Ética na pesquisa



A lição das sociedades indígenas e o desafio da interculturalidade (1)

A ética diz respeito ao julgamento sobre a conduta humana, do ponto de vista do bem e do mal, do certo e do errado. Sabemos que o bem e o mal, o certo e o errado variam de sociedade para sociedade e variam, também, no interior das sociedades. Sendo assim, o problema ético envolve conflito de valores. Então, o desafio da interculturalidade é o desafio de conviver com as diferenças culturais.

Ao mesmo tempo, as diferenças são continuamente produzidas porque todas as sociedades, todas as culturas são dinâmicas, isto é, transformam-se, mudando também as suas avaliações sobre o bem e o mal, o certo e o errado. Com as mudanças novas diferenças são produzidas. Se tudo muda, inclusive os valores, devemos entender que toda moral, toda ética é provisória porques sempre que uma sociedade enfrenta mudanças ou situações inesperadas, ela tem que avaliar suas ações frente ao novo, tendo as vezes que mudar a sua noção de bem e de mal, de certo e de errado.

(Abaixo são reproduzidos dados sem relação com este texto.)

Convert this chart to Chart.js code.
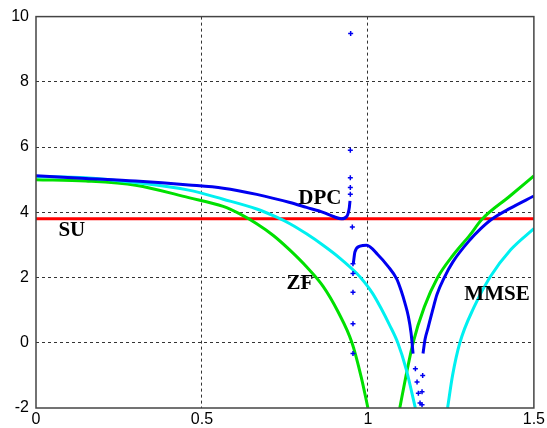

Mas o que a ciência tem a ver com a ética? Seria preciso pensar a ética na pesquisa? Não seriam os cientistas normalmente éticos e não seria a ciência um sistema ético em si mesmo? A resposta é não, porque os cientistas assim como todas as pessoas não são normalmente e nem naturalmente éticos. A ética, como tudo na vida humana é uma construção social, depende do trabalho das pessoas vivendo em sociedade, conversando e avaliando as ações de uns e de outros e de todos conjuntamente. Coisa que as sociedades indígenas sabem fazer muito bem.

Temos que pensar a ética na pesquisa também, porque a ciência, tal como nos a conhecemos hoje, começa a existir do jeito que é, no século XVII, em luta contra a igreja e o Estado medieval. Uma de suas armas nessa luta foi separar a ciência dos valores, separar o sujeito, o pesquisador, de seu objeto de estudo. Esse objeto poderia ser a natureza ou os humanos. 

A idéia que começou a se desenvolver é que o pesquisador é neutro, não tem preconceitos nem preferências, sendo assim, ele não interfere nos resultados de sua pesquisa. Firmou-se a idéia de que o pesquisador está separado de seu estudo, que ele produz conhecimento para uma ciência que tem por interesse apenas um puro amor ao saber. 

Essa separação artificial, do homem e de sua obra, essa ficção metodológica que diz que entre o pesquisador e o conhecimento que ele produz não há nenhuma relação de interesse afetivo, econômico, político e de valores, foi importante para a ciência vencer sua luta contra a igreja, contra o saber teológico, contra o saber religioso que passou a ser visto como superstição, como pensamento errado sobre as coisas.

Com a "vitória" da ciência e sua extensão para todos os aspectos de nossa vida, as relações entre a ciência, a tecnologia, a política, a empresa e o Estado moderno, são muito estreitas, muito misturadas. Muitos pesquisadores contribuíram para a gente entender o modo de ser da ciência moderna, e hoje nos sabemos que não há ciência neutra, ciência livre de valores e de interesses. Ao mesmo tempo, o cientista, o pesquisador, é um homem como os outros, tendo seus valores, suas preferência e seus interesses. Ele não é um ser acima do bem e do mal. Comete erros, injustiças, e seu trabalho pode ter resultados nocivos para as populações. A ciência, portanto, não pode estar livre de ser responsabilizada por aquilo que ela produz. Entre os bens que a ciência produz estão os valores.

Ao produzir bens e valores, sem discutir a ética dessa produção, o cientista se torna inconsciente, porque não esclarece para si e para a sociedade as conseqüências do seu trabalho.  Por outro lado, muito desse desconhecimento é proposital, porque o saber na nossa sociedade não está distribuído de forma igual. Assim, aqueles que sabem mais também têm mais poder. Então interessa que muitas pessoas tenham pouco saber.

Para mudar essa situação é preciso que se pratique ciência com consciência ética. Precisamos de sujeitos conscientes, porque a ciência não se faz sozinha. Os cientistas são homens e mulheres produzidos por uma certa sociedade, que é a sociedade deles. E eles, como todas as pessoas, são do jeito do povo deles, começando pela família, pelo lugar que moram, pelos tipos de coisas e pessoas que eles amam ou deixam de amar.